Thomas Brice (1536–1571) was a Church of England clergyman, martyrologist and poet in the later 16th century.
Brice was engaged early in Queen Mary's reign in bringing Protestant books from Wesel into Kent and London. He was watched and dogged by the government, but escaped several times. On 25 April 1560, he was ordained deacon, and on the following 4 June priest, by Edmund Grindal, then later Bishop of London. He became curate at Ramsden Bellhouse in Essex.
He was the author of A Compendious Regester of 1559.[1] The dedication is addressed to William Parr, 1st Marquess of Northampton. The Register of Martyrs extends from 4 February 1555 to 17 November 1558, and consists of seventy-seven six-line doggerel stanzas. John Foxe found the Register of use in the compilation of his Acts and Monuments. A religious poem entitled The Wishes of the Wise, in twenty verses of four lines each, concludes the work. The original edition was printed by Richard Adams, who was fined by the Stationers' Company for producing it without licence. Another surreptitious edition appears to have been issued about the same time, but no copy has survived. A second edition was "newly imprinted at the earnest request of divers godly and well-disposed citizens" in 1597. Several extracts from the book appear in the Parker Society's Devotional Poetry of the Reign of Elizabeth (161, 175), and the whole work was reprinted in Edward Arber's Garner.

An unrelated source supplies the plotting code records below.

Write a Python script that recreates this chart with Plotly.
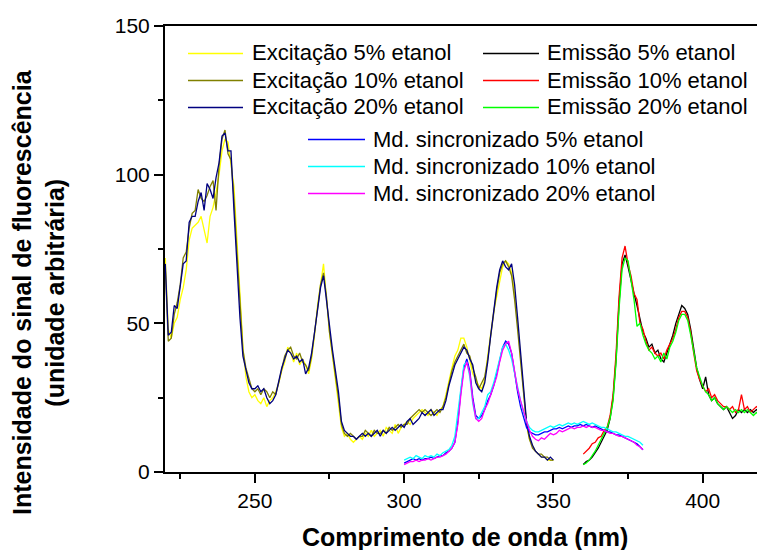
import plotly.graph_objects as go

# Wavelength grids (nm)
wl_exc = list(range(220, 351))
wl_sync = list(range(300, 381))
wl_em = list(range(360, 420))

# Excitation spectra
exc_5 = [72, 48, 45, 50, 52, 58, 62, 68, 78, 82,
         83, 84, 86, 82, 77, 86, 89, 94, 100, 108,
         112, 111, 104, 96, 78, 58, 42, 32, 27, 25,
         26, 24, 23, 25, 22, 24, 25, 27, 30, 34,
         37, 42, 40, 37, 40, 36, 38, 36, 33, 38,
         46, 56, 64, 70, 58, 47, 39, 31, 22, 15,
         12, 13, 11, 10, 11, 12, 11, 13, 12, 14,
         12, 13, 14, 12, 15, 14, 13, 16, 13, 15,
         16, 17, 16, 18, 19, 20, 21, 20, 19, 21,
         20, 19, 21, 22, 26, 31, 35, 39, 41, 45,
         45, 42, 38, 33, 31, 29, 28, 31, 39, 47,
         54, 59, 64, 69, 71, 70, 67, 60, 50, 38,
         26, 16, 11, 9, 7, 6, 5, 5, 4, 4,
         4]
exc_10 = [68, 44, 45, 53, 57, 63, 72, 74, 82, 87,
          88, 95, 92, 91, 93, 96, 98, 88, 103, 112,
          115, 107, 105, 92, 74, 56, 41, 35, 31, 28,
          27, 28, 26, 28, 27, 25, 27, 26, 30, 35,
          39, 41, 42, 39, 38, 40, 37, 36, 34, 39,
          47, 55, 63, 67, 59, 47, 40, 33, 25, 16,
          13, 12, 13, 12, 11, 12, 12, 14, 13, 12,
          14, 13, 13, 14, 13, 15, 14, 15, 16, 15,
          16, 16, 18, 19, 20, 21, 20, 21, 20, 19,
          20, 21, 20, 22, 25, 30, 34, 37, 39, 41,
          43, 40, 39, 35, 32, 28, 30, 32, 38, 46,
          55, 61, 67, 70, 71, 69, 66, 58, 48, 37,
          25, 16, 11, 8, 7, 6, 6, 5, 5, 4,
          4]
exc_20 = [70, 46, 47, 56, 55, 62, 70, 71, 84, 86,
          86, 91, 94, 88, 97, 95, 92, 99, 104, 113,
          114, 108, 108, 88, 70, 52, 39, 34, 30, 28,
          28, 29, 27, 28, 25, 23, 24, 26, 31, 35,
          38, 41, 40, 38, 39, 37, 38, 33, 35, 40,
          47, 54, 62, 66, 57, 48, 41, 34, 27, 17,
          14, 13, 12, 12, 11, 12, 13, 12, 13, 12,
          13, 14, 12, 14, 13, 14, 15, 14, 15, 16,
          15, 17, 18, 16, 17, 18, 20, 19, 20, 21,
          19, 20, 21, 21, 24, 29, 33, 36, 38, 40,
          42, 41, 38, 36, 30, 28, 27, 30, 37, 46,
          55, 62, 68, 71, 69, 68, 70, 63, 52, 40,
          27, 17, 12, 9, 7, 6, 5, 5, 4, 5,
          4]

# Synchronous-mode spectra
sync_5 = [3, 3.5, 4, 4.5, 4, 4.5, 4, 4.5, 4.5, 5,
          4.5, 5, 5.5, 5.5, 6.5, 7, 8, 10, 17, 27,
          35, 38, 34, 25, 19, 18, 19, 21, 24, 26,
          29, 33, 38, 42, 44, 43, 40, 33, 27, 22,
          18, 15, 13.5, 13, 12.5, 12.5, 13, 13.5, 13.5, 14,
          14.5, 14.5, 15, 14.5, 15, 15.5, 15, 15.5, 15.5, 16,
          15.5, 16, 15.5, 15, 15.5, 15, 14.5, 14, 13.5, 13.5,
          13, 12.5, 12.5, 12, 11.5, 11, 10.5, 10, 9.5, 8.5,
          7.5]
sync_10 = [4, 4.5, 5, 4.5, 5.5, 5, 4.5, 5.5, 5, 5.5,
           5, 6, 5.5, 6.5, 7, 7.5, 9, 12, 20, 29,
           36, 37, 32, 23, 18, 18, 20, 22, 26, 27,
           30, 34, 39, 42, 43, 41, 38, 33, 29, 24,
           20, 17, 15, 14, 13.5, 13.5, 14, 14.5, 15, 15.5,
           15, 15.5, 16, 15.5, 16, 16.5, 16, 16.5, 16, 16.5,
           17, 16.5, 16, 16.5, 16, 15.5, 15, 15, 14.5, 14,
           13.5, 13.5, 13, 12.5, 12, 12, 11.5, 11, 10.5, 10,
           9]
sync_20 = [2.5, 3, 3.5, 3.5, 4, 3.5, 4, 4, 4.5, 4,
           4.5, 5, 5, 5.5, 6, 7, 8, 10, 16, 26,
           34, 37, 33, 24, 18, 17, 18, 21, 23, 26,
           29, 32, 37, 41, 43, 44, 40, 34, 28, 24,
           20, 17, 14, 12, 11, 10.5, 11.5, 11, 12, 13,
           12.5, 13, 14, 13.5, 14, 14.5, 15, 14.5, 15, 15,
           15.5, 15, 15.5, 15, 15, 14.5, 14, 14, 13.5, 13,
           13, 12.5, 12, 12, 11.5, 11, 10.5, 10, 9, 8.5,
           7.5]

# Emission spectra
em_5 = [2.5, 3.5, 4, 5, 6.5, 8, 10, 12, 14, 18,
        25, 38, 57, 70, 73, 69, 64, 60, 56, 52,
        47, 45, 42, 43, 40, 41, 38, 37, 40, 43,
        46, 50, 53, 56, 55, 53, 48, 41, 35, 31,
        28, 32, 26, 24, 25, 23, 22, 21, 22, 20,
        18, 19, 21, 20, 21, 20, 21, 20, 21, 20]
em_10 = [6, 7, 8, 9.5, 10, 11.5, 12, 14, 15, 19,
         26, 40, 59, 72, 76, 70, 66, 60, 58, 50,
         48, 44, 41, 42, 40, 39, 40, 38, 41, 43,
         45, 48, 52, 54, 54, 52, 47, 40, 34, 31,
         29, 27, 28, 25, 26, 24, 23, 22, 22, 21,
         22, 20, 21, 26, 21, 22, 20, 21, 22, 21]
em_20 = [2.5, 3, 4, 5.5, 7, 9, 11, 13, 15, 18,
         24, 37, 55, 68, 72, 71, 65, 58, 49, 50,
         46, 43, 41, 40, 38, 39, 37, 40, 38, 42,
         44, 47, 51, 53, 53, 51, 46, 41, 35, 32,
         29, 27, 26, 24, 25, 23, 22, 21, 22, 21,
         20, 21, 20, 21, 20, 21, 20, 19, 20, 19]

x_ticks = [250, 300, 350, 400]
y_ticks = [0, 50, 100, 150]

series = [
    # (name, x, y, colour, legend group)
    ("Excitação 5% etanol", wl_exc, exc_5, "#FFFF00", 0),
    ("Excitação 10% etanol", wl_exc, exc_10, "#808000", 0),
    ("Excitação 20% etanol", wl_exc, exc_20, "#000080", 0),
    ("Emissão 5% etanol", wl_em, em_5, "#000000", 1),
    ("Emissão 10% etanol", wl_em, em_10, "#FF0000", 1),
    ("Emissão 20% etanol", wl_em, em_20, "#00FF00", 1),
    ("Md. sincronizado 5% etanol", wl_sync, sync_5, "#0000FF", 2),
    ("Md. sincronizado 10% etanol", wl_sync, sync_10, "#00FFFF", 2),
    ("Md. sincronizado 20% etanol", wl_sync, sync_20, "#FF00FF", 2),
]

FONT = "Liberation Sans, Arial, sans-serif"

# Plot-area geometry in pixels
W, H = 757, 550
ML, MT, MB, MR = 165, 26, 78, 0
PW, PH = W - ML - MR, H - MT - MB


def px_x(px):
    return (px - ML) / PW


def px_y(py):
    return (H - MB - py) / PH


fig = go.Figure()
for name, xs, ys, col, _ in series:
    fig.add_trace(go.Scatter(x=xs, y=ys, mode="lines", name=name,
                             line=dict(color=col, width=1.3),
                             showlegend=False, hoverinfo="x+y+name"))

# Hand-built legend: three blocks of line samples + labels
legend_blocks = [
    # line start, line end, text start, first row, row step (px)
    (188, 243, 250, 53, 27),
    (483, 539, 545, 53, 27),
    (308, 365, 371, 139, 27),
]
rows_used = [0, 0, 0]
shapes, annotations = [], []
for name, _, _, col, grp in series:
    lx0, lx1, tx, y0, dy = legend_blocks[grp]
    yy = y0 + rows_used[grp] * dy
    rows_used[grp] += 1
    shapes.append(dict(type="line", xref="paper", yref="paper",
                       x0=px_x(lx0), x1=px_x(lx1),
                       y0=px_y(yy + 0.5), y1=px_y(yy + 0.5),
                       line=dict(color=col, width=1.6)))
    annotations.append(dict(text=name, xref="paper", yref="paper",
                            x=px_x(tx), y=px_y(yy), xanchor="left",
                            yanchor="middle", showarrow=False,
                            font=dict(family=FONT, size=22, color="#000")))

# Axis titles
annotations.append(dict(text="<b>Comprimento de onda (nm)</b>",
                        xref="paper", yref="paper", x=px_x(465), y=px_y(537),
                        xanchor="center", yanchor="middle", showarrow=False,
                        font=dict(family=FONT, size=25, color="#000")))
annotations.append(dict(text="<b>Intensidade do sinal de fluorescência<br>(unidade arbitrária)</b>",
                        xref="paper", yref="paper", x=px_x(38), y=px_y(292),
                        xanchor="center", yanchor="middle", showarrow=False,
                        textangle=-90,
                        font=dict(family=FONT, size=25, color="#000")))

fig.update_layout(
    width=W, height=H,
    margin=dict(l=ML, r=MR, t=MT, b=MB, pad=0),
    paper_bgcolor="white", plot_bgcolor="white",
    showlegend=False,
    font=dict(family=FONT, size=21, color="#000"),
    shapes=shapes, annotations=annotations,
    xaxis=dict(range=[219.9, 418.2], tickvals=x_ticks, ticks="outside",
               ticklen=9, tickwidth=1.5, tickcolor="#000",
               minor=dict(dtick=25, tick0=0, ticks="outside", ticklen=5,
                          tickwidth=1.5, tickcolor="#000"),
               showline=True, linecolor="#000", linewidth=2, mirror=True,
               showgrid=False, zeroline=False,
               tickfont=dict(family=FONT, size=21, color="#000")),
    xaxis2=dict(overlaying="x", matches="x", side="top", anchor="y",
                tickvals=x_ticks, ticks="inside", ticklen=5, tickwidth=1.5,
                tickcolor="#000",
                minor=dict(dtick=25, tick0=0, ticks="inside", ticklen=3,
                           tickwidth=1.5, tickcolor="#000"),
                showticklabels=False, showline=False, showgrid=False,
                zeroline=False),
    yaxis=dict(range=[0, 150], tickvals=y_ticks, ticks="outside",
               ticklen=9, tickwidth=1.5, tickcolor="#000",
               minor=dict(dtick=25, tick0=0, ticks="outside", ticklen=5,
                          tickwidth=1.5, tickcolor="#000"),
               showline=True, linecolor="#000", linewidth=2,
               showgrid=False, zeroline=False,
               tickfont=dict(family=FONT, size=21, color="#000")),
)

fig.write_html("out.html")
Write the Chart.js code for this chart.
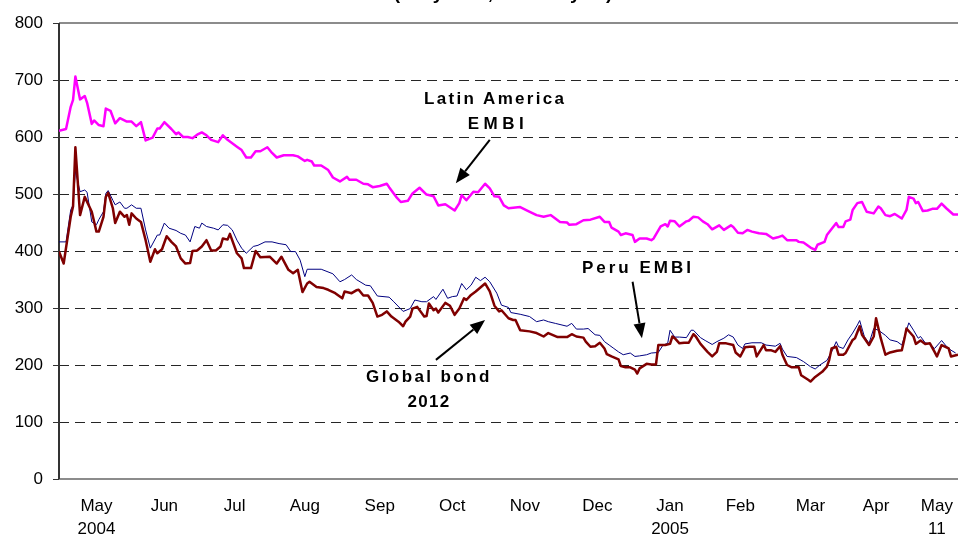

Two other books are attributed to Brice in the Stationers' Registers, but nothing is now known of either of them. The first is The Courte of Venus moralized, which Hugh Singleton received licence to print about July 1567; the second is Songs and Sonnettes, licensed to Henry Bynneman in 1568. In 1570, John Allde had licence to print An Epitaphe on Mr. Brice, who may very probably be identified with the author of the Register.